Le serpent dandine dans le grand blanc.
Les heures défilent entre musique, podcast, méditation, écriture, et pensées qui divaguent…
Une mention spéciale pour l’écriture qui dans le tracteur s’avère périlleuse, entre les secousses
permanentes et l’attention de chaque instant pour ne pas sortir de le Route !
Combien de personnes peuvent aujourd’hui s’accorder 11h par jour pendant 20 jours, pour
soi, avec soi ? C’est à chaque fois la même émotion de rentrer dans le tracteur le matin, fermer la
porte, mettre le contact, et se mettre en route. Je ne peux alors jamais prédire où m’emmèneront mes
pensées, et chaque journée est une surprise, parfois miraculeuse, parfois peu productive.
J’aime ces moments qui me permettent ce temps pour moi mais aussi pour m’enrichir. Les
podcasts ouvrent l’univers infini de la connaissance et des découvertes. C’est un réel plaisir.
J’imagine que j’aurais la même sensation si je m’installais confortablement dans un fauteuil pour
bouquiner 11h durant… mais j’avoue, je ne m’accorde jamais ce temps là.
Je passe ainsi d’émissions scientifiques, à des chroniques historiques, des podcasts
anglophones, aux radios libres Drômoises ou Savoyardes ! J’aime.
Et puis il y a toutes ces heures pour penser, à rien, aux autres, à soi. Au mois qui ont précédé,
à ceux à venir.
Chaque année, il y a aussi la « BO » de chaque RAID. Une musique qui, sans vraiment
toujours pouvoir l’expliquer, colle parfaitement avec l’humeur du RAID, et qui vibre et résonne
dans l’immensité blanche. Cette année, ce fut « Radiate », de l’artiste Jeanne Added. Aérien,
écorché, qqchose de nouveau dans l’univers sonore.
L’univers sonore du RAID est d’ailleurs une particularité, car alors qu’on s’attendrait à
éprouver le grand silence assourdissant dans ce désert glacé, et bien c’est tout le contraire. Depuis
que j’ai quitté la France, mon univers n’est fait que de bruits, permanents. Ici le bruit, c’est la Vie.

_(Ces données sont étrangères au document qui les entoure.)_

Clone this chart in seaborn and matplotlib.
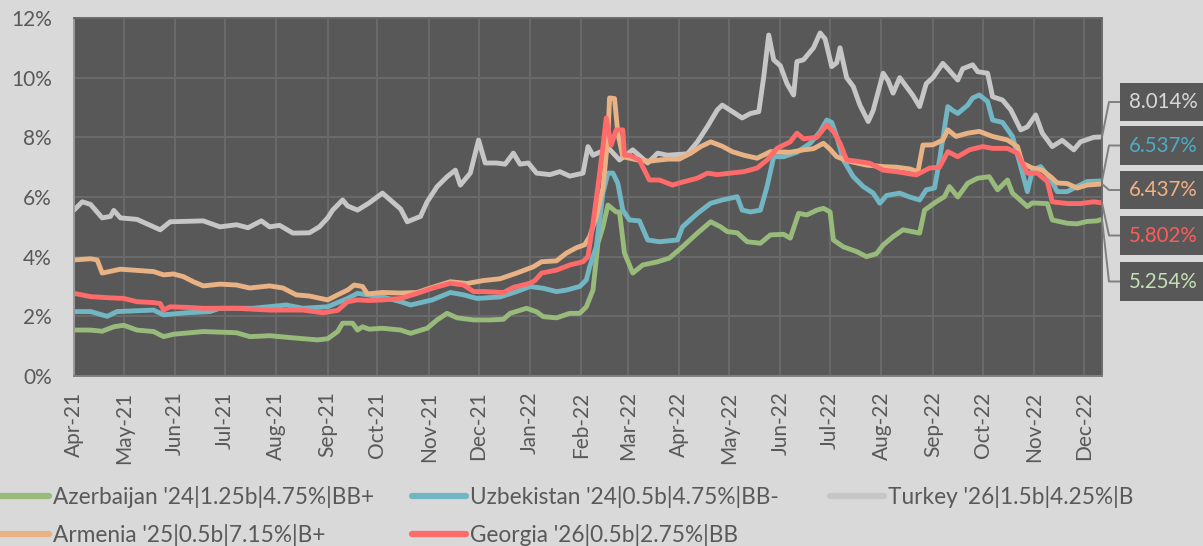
import math
import numpy as np
import pandas as pd
import matplotlib
matplotlib.use("Agg")
import matplotlib.pyplot as plt
import matplotlib.dates as mdates
from matplotlib.ticker import MultipleLocator, FuncFormatter
import seaborn as sns

# ---------------- data (days since 2021-04-01, yield %) ----------------
START = "2021-04-01"
END = "2022-12-12"

labels = [
    "Azerbaijan '24|1.25b|4.75%|BB+",
    "Uzbekistan '24|0.5b|4.75%|BB-",
    "Turkey '26|1.5b|4.25%|B",
    "Armenia '25|0.5b|7.15%|B+",
    "Georgia '26|0.5b|2.75%|BB",
]

az_day = [0, 10, 17, 24, 30, 38, 48, 54, 60, 78, 98, 106, 118, 134, 147, 153, 159, 162, 168, 171,
          174, 178, 186, 197, 203, 213, 219, 225, 231, 241, 251, 259, 263, 273, 279, 283, 291, 299,
          305, 309, 313, 316, 319, 322, 327, 329, 332, 337, 343, 352, 359, 367, 376, 384, 390, 394,
          400, 406, 414, 420, 428, 432, 437, 442, 448, 452, 456, 458, 464, 472, 478, 484, 488, 494,
          500, 510, 513, 520, 525, 528, 533, 539, 545, 552, 557, 563, 566, 575, 578, 587, 590, 599,
          605, 611, 617, 620]
az_val = [1.54, 1.54, 1.50, 1.65, 1.70, 1.54, 1.49, 1.32, 1.40, 1.49, 1.45, 1.32, 1.35, 1.27, 1.21,
          1.25, 1.49, 1.77, 1.77, 1.54, 1.65, 1.57, 1.60, 1.54, 1.43, 1.60, 1.88, 2.10, 1.95, 1.88,
          1.88, 1.90, 2.10, 2.27, 2.15, 1.99, 1.95, 2.10, 2.10, 2.32, 2.88, 4.45, 5.00, 5.73, 5.50,
          5.50, 4.12, 3.45, 3.72, 3.83, 3.95, 4.33, 4.79, 5.17, 5.00, 4.84, 4.80, 4.50, 4.45, 4.73,
          4.75, 4.62, 5.45, 5.40, 5.56, 5.62, 5.50, 4.56, 4.33, 4.17, 4.00, 4.10, 4.39, 4.67, 4.90,
          4.79, 5.56, 5.84, 6.01, 6.35, 6.00, 6.46, 6.63, 6.68, 6.24, 6.57, 6.13, 5.68, 5.80, 5.78,
          5.23, 5.12, 5.10, 5.18, 5.20, 5.254]

uz_day = [0, 10, 20, 26, 48, 54, 68, 82, 88, 108, 128, 138, 153, 165, 171, 177, 186, 197, 203, 216,
          227, 235, 243, 257, 267, 275, 283, 291, 297, 305, 309, 311, 315, 319, 322, 325, 328, 331,
          335, 341, 346, 353, 364, 367, 376, 384, 391, 400, 403, 408, 414, 418, 422, 428, 436, 444,
          450, 454, 457, 460, 464, 470, 476, 482, 486, 490, 498, 504, 510, 514, 519, 522, 527, 530,
          533, 539, 542, 546, 551, 554, 560, 566, 571, 575, 578, 583, 589, 593, 599, 605, 611, 620]
uz_val = [2.16, 2.16, 2.00, 2.16, 2.21, 2.05, 2.12, 2.16, 2.27, 2.27, 2.38, 2.27, 2.32, 2.60, 2.77,
          2.72, 2.65, 2.49, 2.38, 2.55, 2.80, 2.72, 2.60, 2.65, 2.83, 3.00, 2.94, 2.83, 2.88, 3.00,
          3.22, 3.66, 4.33, 6.13, 6.80, 6.80, 6.46, 5.56, 5.23, 5.20, 4.56, 4.50, 4.56, 5.00, 5.45,
          5.79, 5.90, 6.01, 5.56, 5.50, 5.56, 6.35, 7.35, 7.35, 7.50, 7.80, 8.19, 8.58, 8.50, 8.03,
          7.24, 6.68, 6.35, 6.13, 5.79, 6.05, 6.13, 6.00, 5.90, 6.24, 6.30, 7.24, 9.03, 8.90, 8.80,
          9.08, 9.32, 9.42, 9.20, 8.58, 8.50, 8.03, 7.02, 6.18, 6.90, 7.02, 6.60, 6.18, 6.18, 6.35,
          6.52, 6.537]

tr_day = [0, 5, 10, 17, 22, 24, 28, 38, 52, 58, 78, 88, 98, 105, 113, 118, 124, 132, 142, 148, 153,
          156, 162, 165, 171, 178, 186, 192, 197, 201, 209, 213, 219, 225, 230, 233, 239, 244, 248,
          255, 260, 265, 269, 274, 279, 287, 293, 299, 307, 310, 313, 317, 323, 329, 337, 346, 352,
          358, 370, 376, 382, 388, 391, 396, 403, 408, 413, 416, 419, 422, 426, 430, 434, 436, 440,
          446, 450, 453, 457, 460, 462, 464, 466, 470, 474, 479, 482, 488, 491, 494, 498, 502, 506,
          510, 514, 518, 524, 527, 533, 536, 542, 545, 551, 554, 560, 565, 571, 575, 580, 584, 590,
          596, 603, 607, 615, 620]
tr_val = [5.56, 5.84, 5.75, 5.30, 5.35, 5.55, 5.30, 5.25, 4.90, 5.17, 5.20, 5.00, 5.07, 4.97, 5.20,
          5.00, 5.05, 4.79, 4.80, 5.00, 5.30, 5.56, 5.90, 5.70, 5.56, 5.80, 6.13, 5.84, 5.60, 5.17,
          5.35, 5.84, 6.35, 6.68, 6.90, 6.40, 6.80, 7.91, 7.14, 7.14, 7.10, 7.47, 7.10, 7.14, 6.80,
          6.75, 6.85, 6.70, 6.80, 7.69, 7.40, 7.50, 7.60, 7.24, 7.58, 7.14, 7.47, 7.40, 7.45, 7.85,
          8.36, 8.92, 9.08, 8.90, 8.65, 8.80, 8.86, 10.03, 11.43, 10.60, 10.40, 9.80, 9.42, 10.54,
          10.60, 11.00, 11.50, 11.30, 10.37, 10.50, 11.00, 10.50, 10.00, 9.70, 9.08, 8.53, 8.90,
          10.15, 9.90, 9.48, 10.00, 9.70, 9.40, 9.03, 9.80, 10.00, 10.48, 10.30, 9.92, 10.30, 10.43,
          10.20, 10.15, 9.36, 9.25, 8.92, 8.25, 8.35, 8.75, 8.14, 7.69, 7.90, 7.58, 7.85, 8.00, 8.014]

ar_day = [0, 10, 14, 17, 28, 48, 54, 60, 66, 72, 78, 88, 98, 106, 118, 126, 134, 142, 153, 159, 165,
          169, 174, 177, 186, 197, 207, 216, 227, 237, 247, 257, 267, 277, 282, 291, 297, 303, 308,
          311, 315, 319, 322, 323, 326, 328, 331, 340, 347, 358, 365, 372, 378, 384, 391, 397, 404,
          412, 420, 432, 440, 446, 452, 456, 460, 468, 478, 488, 496, 504, 509, 512, 518, 524, 527,
          532, 539, 546, 554, 563, 569, 572, 578, 584, 590, 593, 599, 605, 611, 620]
ar_val = [3.89, 3.93, 3.89, 3.45, 3.58, 3.50, 3.39, 3.42, 3.33, 3.16, 3.02, 3.08, 3.05, 2.95, 3.02,
          2.95, 2.72, 2.68, 2.55, 2.72, 2.88, 3.05, 3.00, 2.75, 2.80, 2.78, 2.80, 2.97, 3.16, 3.10,
          3.20, 3.26, 3.45, 3.66, 3.83, 3.86, 4.12, 4.30, 4.40, 4.67, 5.34, 6.30, 8.00, 9.32, 9.30,
          8.14, 7.35, 7.24, 7.20, 7.27, 7.27, 7.47, 7.69, 7.85, 7.70, 7.52, 7.40, 7.30, 7.52, 7.50,
          7.58, 7.62, 7.80, 7.60, 7.35, 7.19, 7.07, 7.02, 7.00, 6.94, 6.85, 7.74, 7.75, 7.91, 8.25,
          8.03, 8.14, 8.20, 8.03, 7.91, 7.69, 7.13, 6.97, 6.90, 6.63, 6.47, 6.45, 6.30, 6.40, 6.437]

ge_day = [0, 10, 22, 30, 38, 48, 52, 54, 58, 68, 78, 98, 118, 138, 150, 159, 165, 171, 178, 186,
          197, 207, 216, 227, 235, 241, 247, 259, 265, 275, 278, 282, 291, 299, 307, 310, 313, 316,
          319, 321, 324, 327, 331, 332, 335, 341, 347, 353, 361, 367, 376, 382, 388, 396, 404, 412,
          418, 424, 432, 436, 440, 448, 454, 458, 462, 466, 472, 480, 488, 496, 508, 516, 522, 527,
          533, 540, 548, 554, 563, 569, 572, 575, 581, 587, 590, 599, 607, 615, 620]
ge_val = [2.77, 2.66, 2.62, 2.60, 2.49, 2.46, 2.43, 2.21, 2.32, 2.30, 2.27, 2.27, 2.21, 2.21, 2.12,
          2.20, 2.49, 2.55, 2.53, 2.55, 2.60, 2.77, 2.94, 3.11, 3.05, 2.83, 2.83, 2.80, 2.97, 3.11,
          3.20, 3.45, 3.55, 3.72, 3.83, 4.00, 5.12, 6.35, 7.69, 8.65, 7.74, 8.25, 8.25, 7.40, 7.40,
          7.24, 6.57, 6.57, 6.40, 6.50, 6.63, 6.80, 6.75, 6.80, 6.85, 6.97, 7.24, 7.63, 7.85, 8.14,
          7.95, 8.00, 8.41, 8.20, 7.80, 7.24, 7.20, 7.13, 6.90, 6.85, 6.74, 6.97, 7.00, 7.52, 7.35,
          7.58, 7.69, 7.63, 7.63, 7.47, 7.13, 6.80, 6.80, 6.52, 5.84, 5.78, 5.78, 5.84, 5.802]

line_colors = ["#98bb7c", "#72b6c3", "#c6c6c6", "#e9b285", "#ff6b6b"]
label_colors = ["#c5e0b4", "#4bacc6", "#d9d9d9", "#f4b183", "#ff5b5b"]

# ---------------- frame ----------------
days = [az_day, uz_day, tr_day, ar_day, ge_day]
vals = [az_val, uz_val, tr_val, ar_val, ge_val]
start = pd.Timestamp(START)
frames = []
for name, d, v in zip(labels, days, vals):
    frames.append(pd.DataFrame({
        "date": start + pd.to_timedelta(np.array(d), unit="D"),
        "value": v,
        "series": name,
    }))
df = pd.concat(frames, ignore_index=True)

# ---------------- style ----------------
FIG_BG = "#d9d9d9"
AX_BG = "#585858"
GRID = "#6a6a6a"
TXT = "#595959"
sns.set_theme(style="dark", rc={
    "figure.facecolor": FIG_BG,
    "axes.facecolor": AX_BG,
    "axes.edgecolor": GRID,
    "grid.color": GRID,
    "savefig.facecolor": FIG_BG,
})
plt.rcParams["font.family"] = ["Lato", "DejaVu Sans"]

W, H = 1203, 546
fig = plt.figure(figsize=(W / 100, H / 100), dpi=100)
L, R, T, B = 74, 1102, 18, 376
ax = fig.add_axes([L / W, 1 - B / H, (R - L) / W, (B - T) / H])

sns.lineplot(data=df, x="date", y="value", hue="series", hue_order=labels,
             palette=line_colors, linewidth=3.5, estimator=None, sort=True,
             legend=False, ax=ax)

ax.set_xlim(pd.Timestamp(START), pd.Timestamp(END))
ax.set_ylim(0, 12)
ax.yaxis.set_major_locator(MultipleLocator(2))
ax.yaxis.set_major_formatter(FuncFormatter(lambda v, p: f"{v:.0f}%"))
ax.xaxis.set_major_locator(mdates.MonthLocator())
ax.xaxis.set_major_formatter(mdates.DateFormatter("%b-%y"))
ax.tick_params(axis="x", rotation=90, length=0, pad=11, labelsize=15, labelcolor=TXT)
ax.tick_params(axis="y", length=0, pad=16, labelsize=15, labelcolor=TXT)
ax.grid(True, color=GRID, linewidth=1.4)
ax.set_axisbelow(True)
ax.set_xlabel("")
ax.set_ylabel("")
for s in ax.spines.values():
    s.set_color(GRID)
    s.set_linewidth(1.4)
ax.spines["bottom"].set_color("#808080")
ax.spines["left"].set_color("#9a9a9a")

# ---------------- end-value labels ----------------
box_order = [2, 1, 3, 4, 0]           # Turkey, Uzbekistan, Armenia, Georgia, Azerbaijan
box_y_img = [102, 145.5, 190, 235.5, 281.5]
for idx, by in zip(box_order, box_y_img):
    last_date = start + pd.Timedelta(days=days[idx][-1])
    last_val = vals[idx][-1]
    px, py = ax.transData.transform((mdates.date2num(last_date), last_val))
    ty = H - by
    ang = math.degrees(math.atan2(ty - py, 7.0))
    if abs(ang) < 1:
        ang = 1.0
    ax.annotate(f"{last_val:.3f}%", xy=(mdates.date2num(last_date), last_val), xycoords="data",
                xytext=(1129, ty), textcoords="figure pixels", ha="left", va="center",
                fontsize=14.8, color=label_colors[idx],
                bbox=dict(boxstyle="square,pad=0.45", fc=AX_BG, ec="none"),
                arrowprops=dict(arrowstyle="-", color="#7f7f7f", lw=1.4, shrinkA=0, shrinkB=0,
                                relpos=(0, 0.5),
                                connectionstyle=f"angle,angleA=0,angleB={ang},rad=0"),
                annotation_clip=False)

# ---------------- legend (3 columns, row-major like Excel) ----------------
lines = ax.get_lines()[:5]
cols = [[0, 3], [1, 4], [2]]
col_x = [-5, 412, 830]
for c, x0 in zip(cols, col_x):
    leg = fig.legend([lines[i] for i in c], [labels[i] for i in c], loc="upper left",
                     bbox_to_anchor=(x0 / W, 1 - 486 / H), frameon=False, fontsize=16.3,
                     handlelength=2.4, handletextpad=0.15, borderpad=0, borderaxespad=0,
                     labelspacing=0.7, labelcolor=TXT)
    for h in leg.legend_handles:
        h.set_linewidth(4.5)

fig.savefig("out.png", dpi=100, facecolor=FIG_BG)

Car oui, que ce soit sur l’Astrolabe, sur la base de Cap Prud’homme, ou sur le RAID, jamais le
moteur ne doit s’arrêter. Sur l’Astrolabe, le black out vous projetterais dans le tumulte des flots sans
manoeuvre possible, et sur les base ou le RAID, pas de groupe électrogène = pas de chauffage et pas
d’eau. Ici, le bruit c’est la Vie. Et je ne vous parle pas des tracteurs où parfois c’est le casque antibruit
qui permet de mettre les oreilles transitoirement au repos. Mais on s’y habitue! Le
ronronnement du groupe devient familier, on entend quand il tousse ou dérape. D’ailleurs, comme
chaque année, ma première nuit au calme à mon retour en métropole, je sais que je dormirai mal.
Pas de bruit = pas de Vie. Il faudra me ré-habituer au silence.